Across the different seasons, many of the hosts and judges have changed. One consistent member of the Great British Baking Show team, however, is celebrity chef, Paul Hollywood. Hollywood is the show’s no-nonsense judge. He can be painfully direct and is not quick with praise. He also doesn’t sugarcoat things. When a baker’s custard is thin, he’ll say that it’s “slack.” He’ll also refer to a pie as having a “soggy bottom” when they haven’t been baked long enough and will critique a baker’s ability to properly fold and proof their creations. Despite the competitors being amateur bakers, Hollywood holds them all to the highest of baking standards.
Mixed in with his icy stares and his pointed critiques, Hollywood is also incredibly focused on the competitors’ development. Hollywood doesn’t just criticize the bakers. He gives real feedback for growth. He’ll ask how an “off” dessert was made and offer alternative ingredients. He’ll say that a bread would benefit from longer baking or suggest that a different mixing method would yield better results. When he reviews a baker’s work, Hollywood clearly includes both progress and discrepancy feedback, which I blogged about a few years ago. As he examines a baker’s creation, he’ll identify exactly what has been done right but also give specific feedback on areas to improve and offer suggestions on how to do it. If you’re a beginning teacher, Hollywood’s assessment and feedback processes would be good ones to emulate.
Across all of the shows and the multiple seasons, the one feedback strategy that stands out is the Hollywood Handshake. I know it sounds a little corny but when a baker has met and exceeded his expectations, Hollywood will speechlessly shake his head and offer the baker a firm handshake. In the world of the Great British Baking Show, there is no higher honor. While the judges name a Star Baker each week, weeks will go by without a baker receiving a handshake. But then it happens. And I’ve watched bakers literally come to tears as Hollywood silently shakes their hand. It’s a sight to observe.

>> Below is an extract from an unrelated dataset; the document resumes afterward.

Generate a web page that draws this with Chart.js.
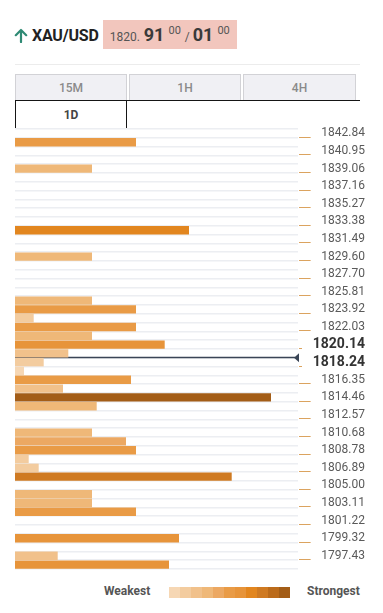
<!DOCTYPE html>
<html>
<head>
<meta charset="utf-8">
<script src="https://cdn.jsdelivr.net/npm/chart.js@4.4.0/dist/chart.umd.min.js"></script>
<style>
  html, body { margin:0; padding:0; background:#fff; width:383px; height:613px; overflow:hidden; font-family: Roboto, "Noto Sans", sans-serif; }
  .abs { position:absolute; }
  #quoteBox { left:103px; top:20px; width:134px; height:29px; background:#f2c6bd; }
  #headRow { left:32px; top:26px; height:18px; line-height:18px; display:flex; align-items:baseline; white-space:nowrap; }
  #sym { font-size:16px; font-weight:700; color:#222; letter-spacing:-0.2px; }
  .qs { font-size:12px; color:#555; }
  .qb { font-size:18px; font-weight:700; color:#3a3a3a; }
  .qsup { font-size:11px; color:#555; position:relative; top:-7px; }
  #sep { left:15px; top:64px; width:345px; height:1px; background:#ececec; }
  .tab { box-sizing:border-box; height:27px; top:74px; background:#f0f0f4; border:1px solid #d2d2d6; border-bottom:none;
         font-size:12px; font-weight:500; color:#8a8a8a; text-align:center; line-height:27px; }
  #tabLine { left:15px; top:100px; width:345px; height:1px; background:#151515; }
  #tabActive { box-sizing:border-box; left:15px; top:101px; width:112px; height:28px; border-left:1px solid #151515; border-right:1px solid #151515;
               background:#fff; font-size:12px; font-weight:700; color:#444; text-align:center; line-height:28px; }
  #chartWrap { left:15px; top:119px; width:350px; height:456px; }
  #legWeak { left:104px; top:583px; font-size:12px; font-weight:700; color:#555; line-height:16px; }
  #legStrong { left:307px; top:583px; font-size:12px; font-weight:700; color:#555; line-height:16px; }
  #legBar { left:169px; top:587px; height:11px; display:flex; }
  #legBar div { width:11px; height:11px; }
</style>
</head>
<body>
<svg class="abs" style="left:14px;top:27px" width="14" height="16" viewBox="0 0 14 16">
  <path d="M7 15 V3 M1.8 8.2 L7 3 L12.2 8.2" fill="none" stroke="#2f8a74" stroke-width="2.2" stroke-linecap="round" stroke-linejoin="round"/>
</svg>
<div id="quoteBox" class="abs"></div>
<div id="headRow" class="abs">
  <span id="sym">XAU/USD</span>
  <span class="qs" style="margin-left:11px">1820.</span>
  <span class="qb" style="margin-left:4px">91</span>
  <span class="qsup" style="margin-left:4px">00</span>
  <span class="qs" style="margin-left:4px">/</span>
  <span class="qb" style="margin-left:3px">01</span>
  <span class="qsup" style="margin-left:4px">00</span>
</div>
<div id="sep" class="abs"></div>
<div class="abs tab" style="left:15px;width:112px">15M</div>
<div class="abs tab" style="left:129px;width:112px">1H</div>
<div class="abs tab" style="left:243px;width:113px">4H</div>
<div id="tabLine" class="abs"></div>
<div id="tabActive" class="abs">1D</div>
<div id="chartWrap" class="abs"><canvas id="c"></canvas></div>
<div id="legWeak" class="abs">Weakest</div>
<div id="legBar" class="abs"></div>
<div id="legStrong" class="abs">Strongest</div>

<script>
// Price levels shown on the right axis (one every second row)
const levels = ['1842.84','1840.95','1839.06','1837.16','1835.27','1833.38','1831.49','1829.60','1827.70',
  '1825.81','1823.92','1822.03','1820.14','1818.24','1816.35','1814.46','1812.57','1810.68','1808.78',
  '1806.89','1805.00','1803.11','1801.22','1799.32','1797.43'];

// Confluence strength per row (top to bottom, 50 rows)
const strength = [0,121,0,0,77,0,0,0,0,0,0,174,0,0,77,0,0,0,0,77,121,18.7,121,77,149.7,53.3,28.7,9,116,48,
  256,81.7,0,0,77,111,121,13.7,23.7,216.7,0,77,77,121,0,0,164,0,42.7,154];

// Price of the horizontal marker line
const priceLine = 1819.19;

// Strength colour scale (weakest -> strongest)
const palette = ['#f6d7b4','#f3cc9f','#f1c18b','#efb878','#eca862','#e99b46','#e7943a','#e2861f','#cf7a22','#bb6b1b','#a35d17'];

const topPrice = parseFloat(levels[0]);
const rowStep = (topPrice - parseFloat(levels[levels.length - 1])) / (2 * (levels.length - 1));
const rowLabels = strength.map((_, i) => i % 2 === 0 ? levels[i / 2] : (topPrice - rowStep * i).toFixed(2));
const maxStrength = Math.max(...strength);

const isBoldLevel = k => Math.abs(parseFloat(levels[k]) - priceLine) < rowStep * 1.5;
const tickFont = i => (i % 2 === 0 && isBoldLevel(i / 2))
  ? { family: 'Roboto', size: 14, weight: 'bold' }
  : { family: 'Roboto', size: 12, weight: 'normal' };

document.getElementById('legBar').innerHTML = palette.map(c => '<div style="background:' + c + '"></div>').join('');

const markPlugin = {
  id: 'marks',
  beforeDatasetsDraw(chart) {
    const y = chart.scales.y, a = chart.chartArea, ctx = chart.ctx;
    const py = Math.round(y.getPixelForValue((topPrice - priceLine) / rowStep + 0.5)) - 0.5;
    ctx.save();
    ctx.strokeStyle = '#3a4556';
    ctx.lineWidth = 1.3;
    ctx.beginPath(); ctx.moveTo(a.left, py); ctx.lineTo(a.right - 3, py); ctx.stroke();
    ctx.restore();
  },
  afterDatasetsDraw(chart) {
    const y = chart.scales.y, a = chart.chartArea, ctx = chart.ctx;
    const py = y.getPixelForValue((topPrice - priceLine) / rowStep + 0.5);
    ctx.save();
    ctx.fillStyle = '#3a4556';
    ctx.beginPath();
    ctx.moveTo(a.right - 4, py);
    ctx.lineTo(a.right + 1, py - 4.5);
    ctx.lineTo(a.right + 1, py + 4.5);
    ctx.closePath(); ctx.fill();
    // level tick lines
    const widths = levels.map((lv, k) => {
      const f = tickFont(2 * k);
      ctx.font = f.weight + ' ' + f.size + 'px ' + f.family;
      return ctx.measureText(lv).width;
    });
    const right = y.left + y.options.ticks.padding + Math.max(...widths);
    ctx.strokeStyle = '#dba35f';
    ctx.lineWidth = 1;
    levels.forEach((lv, k) => {
      const ly = Math.round(y.getPixelForValue(2 * k + 0.5)) - 0.5;
      ctx.beginPath(); ctx.moveTo(a.right + 1, ly); ctx.lineTo(right - widths[k] - 2, ly); ctx.stroke();
    });
    ctx.restore();
  }
};

new Chart(document.getElementById('c'), {
  type: 'bar',
  data: {
    labels: rowLabels,
    datasets: [{
      data: strength,
      backgroundColor: c => palette[Math.round((c.raw || 0) / maxStrength * 10)],
      borderWidth: 0,
      barPercentage: 0.95,
      categoryPercentage: 1
    }]
  },
  options: {
    indexAxis: 'y',
    responsive: true,
    maintainAspectRatio: false,
    animation: false,
    layout: { padding: { top: 10, bottom: 6, left: 0, right: 0 } },
    plugins: { legend: { display: false }, tooltip: { enabled: false } },
    scales: {
      x: { display: false, min: 0, max: 283 },
      y: {
        position: 'right',
        border: { display: false },
        grid: { color: '#eceef2', lineWidth: 1.5, drawTicks: false },
        ticks: {
          autoSkip: false,
          padding: 6,
          crossAlign: 'far',
          color: c => (c.index % 2 === 0 && isBoldLevel(c.index / 2)) ? '#333' : '#5a5a5a',
          font: c => tickFont(c.index),
          callback: (v, i) => i % 2 === 0 ? levels[i / 2] : ''
        },
        afterFit: s => { s.width = 67; s.paddingTop = 0; s.paddingBottom = 0; }
      }
    }
  },
  plugins: [markPlugin]
});
</script>
</body>
</html>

As teachers, I think there’s a lot to unpack with Paul Hollywood’s method of feedback. Hold students to high expectations. Be consistent with your assessment techniques. Give students feedback for growth and identify specific areas where they can improve. More importantly, however, Paul Hollywood shows that we must be ready to celebrate when students have met our expectations and shouldn’t offer empty praise to those who don’t. The Hollywood Handshake is powerful because he only offers it to those who reach his standards. Everyone else gets feedback for growth. While both are great to receive, one makes the other more meaningful.